§ TASK DIRECTIONS:
Write out the material exactly, without any of its pictures.

§ INFORMATION SUPPLIED:
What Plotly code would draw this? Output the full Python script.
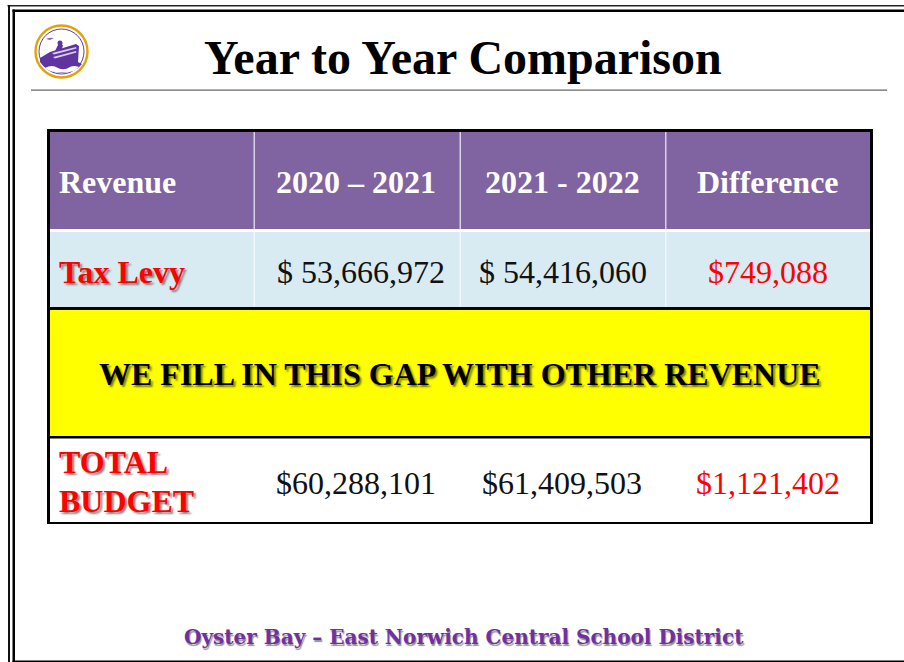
import plotly.graph_objects as go

TITLE = "Year to Year Comparison"
FOOTER = "Oyster Bay – East Norwich Central School District"
HEADERS = ["Revenue", "2020 – 2021", "2021 - 2022", "Difference"]
TAX_LEVY = ["Tax Levy", "$ 53,666,972", "$ 54,416,060", "$749,088"]
GAP_NOTE = "WE FILL IN THIS GAP WITH OTHER REVENUE"
TOTAL_LINES = ["TOTAL", "BUDGET"]
TOTAL_BUDGET = ["$60,288,101", "$61,409,503", "$1,121,402"]

PURPLE = "#8064a2"
LIGHT = "#d9ebf2"
DEEP = "#7030a0"

shapes = []
ann = []


def rect(x0, y0, x1, y1, color):
    shapes.append(dict(type="rect", x0=x0, y0=y0, x1=x1, y1=y1,
                       fillcolor=color, line=dict(width=0), layer="above"))


def circle(cx, cy, r, fill, line=None, w=0):
    shapes.append(dict(type="circle", x0=cx - r, y0=cy - r, x1=cx + r, y1=cy + r,
                       fillcolor=fill, line=dict(width=w, color=line or fill), layer="above"))


def path(d, fill, line=None, w=0):
    shapes.append(dict(type="path", path=d, fillcolor=fill,
                       line=dict(width=w, color=line or fill), layer="above"))


def text(x, y, s, size, color, bold=False, anchor="center", shadow="none", family="Liberation Serif"):
    ann.append(dict(x=x, y=y, text=f"<b>{s}</b>" if bold else s, showarrow=False,
                    xanchor=anchor, yanchor="middle", align="left" if anchor == "left" else "center",
                    font=dict(family=family, size=size, color=color, shadow=shadow)))


# slide frame
rect(7.5, 5, 904, 6.5, "#222222")
rect(8, 5, 10, 662, "#111111")
rect(12.5, 9.5, 904, 12, "#000000")
rect(12.5, 9.5, 15, 662, "#000000")
rect(12.5, 660.5, 904, 662, "#000000")

# title rule
rect(31, 89.5, 887, 90.7, "#666666")

# logo
circle(61.5, 51.5, 26, "#ffffff", "#e0a30a", 2.4)
circle(61.5, 51.5, 22.5, "#ffffff", "#6a3aa2", 1)
path("M 40 58 L 50 52 L 76 44 L 79 46 L 78 62 L 82 64 Q 76 72 62 73 Q 46 72 40 62 Z", "#5f33a0")
path("M 45 68 Q 52 64 58 68 Q 64 71 70 67 Q 74 65 79 67 L 74 71 Q 62 74 50 71 Z", "#ffffff")
path("M 52 53 L 76 47 L 76.5 48.5 L 54 54.5 Z M 53 57 L 76 51 L 76.5 52.5 L 55 58.5 Z", "#d9cfe8")
circle(60, 43, 2.5, "#5f33a0")
path("M 55 51 L 58 45 L 63 45 L 62 49 Z", "#5f33a0")
path("M 46 39 Q 50 37 54 38 L 50 40 Z", "#8a68b8")

# table fills
rect(47, 129, 873, 524, "#000000")
rect(50, 132, 870, 229, PURPLE)
rect(50, 229, 870, 232, "#ffffff")
rect(50, 232, 870, 307, LIGHT)
rect(50, 310, 870, 436, "#ffff00")
rect(50, 438.5, 870, 522, "#ffffff")
for x in (253.5, 459.5, 665):
    rect(x, 132, x + 1.5, 229, "#d8d0e4")
    rect(x, 232, x + 1.5, 307, "#f2f7fa")

col_x = [356, 562, 768]
row_label_x = 56.5
shadow_grey = "2px 2px 2px rgba(90,90,90,0.75)"

text(462.5, 57, TITLE, 48, "#000000", bold=True)
text(row_label_x, 182, HEADERS[0], 32, "#ffffff", bold=True, anchor="left")
for i, h in enumerate(HEADERS[1:]):
    text(col_x[i], 182, h, 32, "#ffffff", bold=True)

text(row_label_x, 271.5, TAX_LEVY[0], 32, "#ff0000", bold=True, anchor="left", shadow=shadow_grey)
text(360.5, 272, TAX_LEVY[1], 32, "#111111")
text(562.5, 272, TAX_LEVY[2], 32, "#111111")
text(col_x[2], 272, TAX_LEVY[3], 32, "#ff0000")

text(459.5, 374, GAP_NOTE, 32, "#000000", bold=True, shadow="2px 2px 2px rgba(90,90,0,0.8)")

text(row_label_x, 462, TOTAL_LINES[0], 32, "#ff0000", bold=True, anchor="left", shadow=shadow_grey)
text(row_label_x, 501, TOTAL_LINES[1], 32, "#ff0000", bold=True, anchor="left", shadow=shadow_grey)
text(col_x[0], 483, TOTAL_BUDGET[0], 32, "#111111")
text(562, 483, TOTAL_BUDGET[1], 32, "#111111")
text(col_x[2], 483, TOTAL_BUDGET[2], 32, "#ff0000")

text(463.5, 637, FOOTER, 20, DEEP, bold=True, family="DejaVu Serif",
     shadow="1px 2px 1px rgba(120,120,120,0.8)")

fig = go.Figure()
fig.update_layout(
    width=904, height=662, margin=dict(l=0, r=0, t=0, b=0),
    paper_bgcolor="#ffffff", plot_bgcolor="#ffffff", showlegend=False,
    xaxis=dict(range=[0, 904], visible=False, fixedrange=True),
    yaxis=dict(range=[662, 0], visible=False, fixedrange=True),
    shapes=shapes, annotations=ann,
)
fig.write_html("out.html", config=dict(displayModeBar=False),
               post_script="document.body.style.margin='0';document.body.style.overflow='hidden';")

§ ANSWER TO THE PROBLEM:
What Plotly code would draw this? Output the full Python script.
import plotly.graph_objects as go

TITLE = "Year to Year Comparison"
FOOTER = "Oyster Bay – East Norwich Central School District"
HEADERS = ["Revenue", "2020 – 2021", "2021 - 2022", "Difference"]
TAX_LEVY = ["Tax Levy", "$ 53,666,972", "$ 54,416,060", "$749,088"]
GAP_NOTE = "WE FILL IN THIS GAP WITH OTHER REVENUE"
TOTAL_LINES = ["TOTAL", "BUDGET"]
TOTAL_BUDGET = ["$60,288,101", "$61,409,503", "$1,121,402"]

PURPLE = "#8064a2"
LIGHT = "#d9ebf2"
DEEP = "#7030a0"

shapes = []
ann = []


def rect(x0, y0, x1, y1, color):
    shapes.append(dict(type="rect", x0=x0, y0=y0, x1=x1, y1=y1,
                       fillcolor=color, line=dict(width=0), layer="above"))


def circle(cx, cy, r, fill, line=None, w=0):
    shapes.append(dict(type="circle", x0=cx - r, y0=cy - r, x1=cx + r, y1=cy + r,
                       fillcolor=fill, line=dict(width=w, color=line or fill), layer="above"))


def path(d, fill, line=None, w=0):
    shapes.append(dict(type="path", path=d, fillcolor=fill,
                       line=dict(width=w, color=line or fill), layer="above"))


def text(x, y, s, size, color, bold=False, anchor="center", shadow="none", family="Liberation Serif"):
    ann.append(dict(x=x, y=y, text=f"<b>{s}</b>" if bold else s, showarrow=False,
                    xanchor=anchor, yanchor="middle", align="left" if anchor == "left" else "center",
                    font=dict(family=family, size=size, color=color, shadow=shadow)))


# slide frame
rect(7.5, 5, 904, 6.5, "#222222")
rect(8, 5, 10, 662, "#111111")
rect(12.5, 9.5, 904, 12, "#000000")
rect(12.5, 9.5, 15, 662, "#000000")
rect(12.5, 660.5, 904, 662, "#000000")

# title rule
rect(31, 89.5, 887, 90.7, "#666666")

# logo
circle(61.5, 51.5, 26, "#ffffff", "#e0a30a", 2.4)
circle(61.5, 51.5, 22.5, "#ffffff", "#6a3aa2", 1)
path("M 40 58 L 50 52 L 76 44 L 79 46 L 78 62 L 82 64 Q 76 72 62 73 Q 46 72 40 62 Z", "#5f33a0")
path("M 45 68 Q 52 64 58 68 Q 64 71 70 67 Q 74 65 79 67 L 74 71 Q 62 74 50 71 Z", "#ffffff")
path("M 52 53 L 76 47 L 76.5 48.5 L 54 54.5 Z M 53 57 L 76 51 L 76.5 52.5 L 55 58.5 Z", "#d9cfe8")
circle(60, 43, 2.5, "#5f33a0")
path("M 55 51 L 58 45 L 63 45 L 62 49 Z", "#5f33a0")
path("M 46 39 Q 50 37 54 38 L 50 40 Z", "#8a68b8")

# table fills
rect(47, 129, 873, 524, "#000000")
rect(50, 132, 870, 229, PURPLE)
rect(50, 229, 870, 232, "#ffffff")
rect(50, 232, 870, 307, LIGHT)
rect(50, 310, 870, 436, "#ffff00")
rect(50, 438.5, 870, 522, "#ffffff")
for x in (253.5, 459.5, 665):
    rect(x, 132, x + 1.5, 229, "#d8d0e4")
    rect(x, 232, x + 1.5, 307, "#f2f7fa")

col_x = [356, 562, 768]
row_label_x = 56.5
shadow_grey = "2px 2px 2px rgba(90,90,90,0.75)"

text(462.5, 57, TITLE, 48, "#000000", bold=True)
text(row_label_x, 182, HEADERS[0], 32, "#ffffff", bold=True, anchor="left")
for i, h in enumerate(HEADERS[1:]):
    text(col_x[i], 182, h, 32, "#ffffff", bold=True)

text(row_label_x, 271.5, TAX_LEVY[0], 32, "#ff0000", bold=True, anchor="left", shadow=shadow_grey)
text(360.5, 272, TAX_LEVY[1], 32, "#111111")
text(562.5, 272, TAX_LEVY[2], 32, "#111111")
text(col_x[2], 272, TAX_LEVY[3], 32, "#ff0000")

text(459.5, 374, GAP_NOTE, 32, "#000000", bold=True, shadow="2px 2px 2px rgba(90,90,0,0.8)")

text(row_label_x, 462, TOTAL_LINES[0], 32, "#ff0000", bold=True, anchor="left", shadow=shadow_grey)
text(row_label_x, 501, TOTAL_LINES[1], 32, "#ff0000", bold=True, anchor="left", shadow=shadow_grey)
text(col_x[0], 483, TOTAL_BUDGET[0], 32, "#111111")
text(562, 483, TOTAL_BUDGET[1], 32, "#111111")
text(col_x[2], 483, TOTAL_BUDGET[2], 32, "#ff0000")

text(463.5, 637, FOOTER, 20, DEEP, bold=True, family="DejaVu Serif",
     shadow="1px 2px 1px rgba(120,120,120,0.8)")

fig = go.Figure()
fig.update_layout(
    width=904, height=662, margin=dict(l=0, r=0, t=0, b=0),
    paper_bgcolor="#ffffff", plot_bgcolor="#ffffff", showlegend=False,
    xaxis=dict(range=[0, 904], visible=False, fixedrange=True),
    yaxis=dict(range=[662, 0], visible=False, fixedrange=True),
    shapes=shapes, annotations=ann,
)
fig.write_html("out.html", config=dict(displayModeBar=False),
               post_script="document.body.style.margin='0';document.body.style.overflow='hidden';")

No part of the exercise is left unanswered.